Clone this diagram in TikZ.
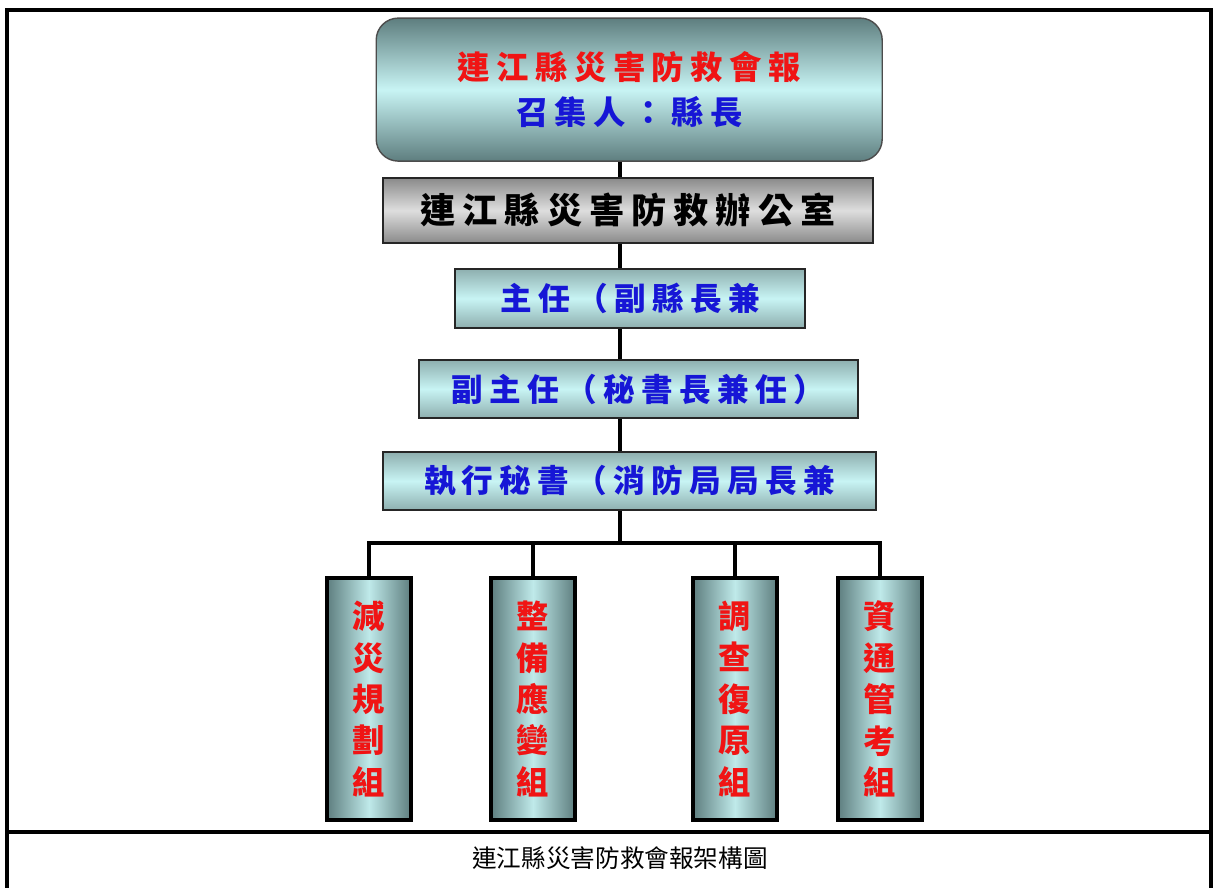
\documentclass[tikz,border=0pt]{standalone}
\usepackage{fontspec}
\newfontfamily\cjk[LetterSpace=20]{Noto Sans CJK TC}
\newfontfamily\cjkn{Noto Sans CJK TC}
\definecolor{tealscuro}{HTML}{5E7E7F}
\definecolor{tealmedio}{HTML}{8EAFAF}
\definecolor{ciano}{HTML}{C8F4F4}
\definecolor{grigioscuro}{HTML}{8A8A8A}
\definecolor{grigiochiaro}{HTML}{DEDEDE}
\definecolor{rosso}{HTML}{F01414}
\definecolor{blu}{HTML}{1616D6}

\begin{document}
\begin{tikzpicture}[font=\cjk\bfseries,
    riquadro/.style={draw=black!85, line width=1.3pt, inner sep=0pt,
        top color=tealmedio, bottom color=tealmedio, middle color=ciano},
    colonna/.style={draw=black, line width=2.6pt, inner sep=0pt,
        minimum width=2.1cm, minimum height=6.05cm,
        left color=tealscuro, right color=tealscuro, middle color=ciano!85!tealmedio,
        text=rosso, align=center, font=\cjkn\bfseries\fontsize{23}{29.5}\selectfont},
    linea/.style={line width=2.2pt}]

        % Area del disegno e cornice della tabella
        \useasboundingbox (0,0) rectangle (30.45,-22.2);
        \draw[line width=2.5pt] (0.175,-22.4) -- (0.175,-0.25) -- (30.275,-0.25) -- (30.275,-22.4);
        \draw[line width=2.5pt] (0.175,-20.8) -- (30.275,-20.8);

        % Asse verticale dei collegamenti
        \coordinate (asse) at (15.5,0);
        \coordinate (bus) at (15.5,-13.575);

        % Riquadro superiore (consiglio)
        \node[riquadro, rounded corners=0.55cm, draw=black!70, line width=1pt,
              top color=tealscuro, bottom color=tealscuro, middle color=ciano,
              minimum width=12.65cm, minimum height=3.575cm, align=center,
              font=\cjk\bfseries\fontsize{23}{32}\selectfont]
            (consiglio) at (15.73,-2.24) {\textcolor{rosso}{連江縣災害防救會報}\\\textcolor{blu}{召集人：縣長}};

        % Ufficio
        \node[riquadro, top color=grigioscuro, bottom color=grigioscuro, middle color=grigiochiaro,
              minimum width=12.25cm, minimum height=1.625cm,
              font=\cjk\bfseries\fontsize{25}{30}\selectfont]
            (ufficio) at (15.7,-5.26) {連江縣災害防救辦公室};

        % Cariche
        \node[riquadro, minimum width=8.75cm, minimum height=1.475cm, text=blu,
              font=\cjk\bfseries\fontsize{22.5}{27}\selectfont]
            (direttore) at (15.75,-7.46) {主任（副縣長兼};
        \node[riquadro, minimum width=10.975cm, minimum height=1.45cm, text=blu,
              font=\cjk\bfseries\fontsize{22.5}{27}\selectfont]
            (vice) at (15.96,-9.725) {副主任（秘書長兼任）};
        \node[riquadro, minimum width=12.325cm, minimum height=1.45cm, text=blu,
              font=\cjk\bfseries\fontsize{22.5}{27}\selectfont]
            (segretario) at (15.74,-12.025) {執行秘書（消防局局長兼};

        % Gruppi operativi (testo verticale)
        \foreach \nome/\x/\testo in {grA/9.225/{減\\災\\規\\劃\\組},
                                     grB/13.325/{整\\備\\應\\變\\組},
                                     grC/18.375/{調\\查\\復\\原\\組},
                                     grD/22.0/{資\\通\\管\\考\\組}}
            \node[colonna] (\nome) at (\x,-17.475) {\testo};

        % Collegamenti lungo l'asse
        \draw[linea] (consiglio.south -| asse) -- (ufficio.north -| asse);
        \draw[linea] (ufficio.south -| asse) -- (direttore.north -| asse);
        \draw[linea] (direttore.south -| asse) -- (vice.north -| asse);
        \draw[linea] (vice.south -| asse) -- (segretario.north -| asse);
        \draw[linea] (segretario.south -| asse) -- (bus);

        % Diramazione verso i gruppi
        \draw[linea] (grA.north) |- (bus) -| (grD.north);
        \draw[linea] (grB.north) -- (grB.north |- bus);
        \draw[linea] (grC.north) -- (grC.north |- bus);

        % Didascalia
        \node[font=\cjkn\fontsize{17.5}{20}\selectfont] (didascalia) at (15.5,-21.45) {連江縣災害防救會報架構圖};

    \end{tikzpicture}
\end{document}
---------------
## [DIRECTION]
Reproduce the full listing faithfully, but do not carry over any pictures.

## [WRITTEN ANSWER]
Clone this diagram in TikZ.
\documentclass[tikz,border=0pt]{standalone}
\usepackage{fontspec}
\newfontfamily\cjk[LetterSpace=20]{Noto Sans CJK TC}
\newfontfamily\cjkn{Noto Sans CJK TC}
\definecolor{tealscuro}{HTML}{5E7E7F}
\definecolor{tealmedio}{HTML}{8EAFAF}
\definecolor{ciano}{HTML}{C8F4F4}
\definecolor{grigioscuro}{HTML}{8A8A8A}
\definecolor{grigiochiaro}{HTML}{DEDEDE}
\definecolor{rosso}{HTML}{F01414}
\definecolor{blu}{HTML}{1616D6}

\begin{document}
\begin{tikzpicture}[font=\cjk\bfseries,
    riquadro/.style={draw=black!85, line width=1.3pt, inner sep=0pt,
        top color=tealmedio, bottom color=tealmedio, middle color=ciano},
    colonna/.style={draw=black, line width=2.6pt, inner sep=0pt,
        minimum width=2.1cm, minimum height=6.05cm,
        left color=tealscuro, right color=tealscuro, middle color=ciano!85!tealmedio,
        text=rosso, align=center, font=\cjkn\bfseries\fontsize{23}{29.5}\selectfont},
    linea/.style={line width=2.2pt}]

        % Area del disegno e cornice della tabella
        \useasboundingbox (0,0) rectangle (30.45,-22.2);
        \draw[line width=2.5pt] (0.175,-22.4) -- (0.175,-0.25) -- (30.275,-0.25) -- (30.275,-22.4);
        \draw[line width=2.5pt] (0.175,-20.8) -- (30.275,-20.8);

        % Asse verticale dei collegamenti
        \coordinate (asse) at (15.5,0);
        \coordinate (bus) at (15.5,-13.575);

        % Riquadro superiore (consiglio)
        \node[riquadro, rounded corners=0.55cm, draw=black!70, line width=1pt,
              top color=tealscuro, bottom color=tealscuro, middle color=ciano,
              minimum width=12.65cm, minimum height=3.575cm, align=center,
              font=\cjk\bfseries\fontsize{23}{32}\selectfont]
            (consiglio) at (15.73,-2.24) {\textcolor{rosso}{連江縣災害防救會報}\\\textcolor{blu}{召集人：縣長}};

        % Ufficio
        \node[riquadro, top color=grigioscuro, bottom color=grigioscuro, middle color=grigiochiaro,
              minimum width=12.25cm, minimum height=1.625cm,
              font=\cjk\bfseries\fontsize{25}{30}\selectfont]
            (ufficio) at (15.7,-5.26) {連江縣災害防救辦公室};

        % Cariche
        \node[riquadro, minimum width=8.75cm, minimum height=1.475cm, text=blu,
              font=\cjk\bfseries\fontsize{22.5}{27}\selectfont]
            (direttore) at (15.75,-7.46) {主任（副縣長兼};
        \node[riquadro, minimum width=10.975cm, minimum height=1.45cm, text=blu,
              font=\cjk\bfseries\fontsize{22.5}{27}\selectfont]
            (vice) at (15.96,-9.725) {副主任（秘書長兼任）};
        \node[riquadro, minimum width=12.325cm, minimum height=1.45cm, text=blu,
              font=\cjk\bfseries\fontsize{22.5}{27}\selectfont]
            (segretario) at (15.74,-12.025) {執行秘書（消防局局長兼};

        % Gruppi operativi (testo verticale)
        \foreach \nome/\x/\testo in {grA/9.225/{減\\災\\規\\劃\\組},
                                     grB/13.325/{整\\備\\應\\變\\組},
                                     grC/18.375/{調\\查\\復\\原\\組},
                                     grD/22.0/{資\\通\\管\\考\\組}}
            \node[colonna] (\nome) at (\x,-17.475) {\testo};

        % Collegamenti lungo l'asse
        \draw[linea] (consiglio.south -| asse) -- (ufficio.north -| asse);
        \draw[linea] (ufficio.south -| asse) -- (direttore.north -| asse);
        \draw[linea] (direttore.south -| asse) -- (vice.north -| asse);
        \draw[linea] (vice.south -| asse) -- (segretario.north -| asse);
        \draw[linea] (segretario.south -| asse) -- (bus);

        % Diramazione verso i gruppi
        \draw[linea] (grA.north) |- (bus) -| (grD.north);
        \draw[linea] (grB.north) -- (grB.north |- bus);
        \draw[linea] (grC.north) -- (grC.north |- bus);

        % Didascalia
        \node[font=\cjkn\fontsize{17.5}{20}\selectfont] (didascalia) at (15.5,-21.45) {連江縣災害防救會報架構圖};

    \end{tikzpicture}
\end{document}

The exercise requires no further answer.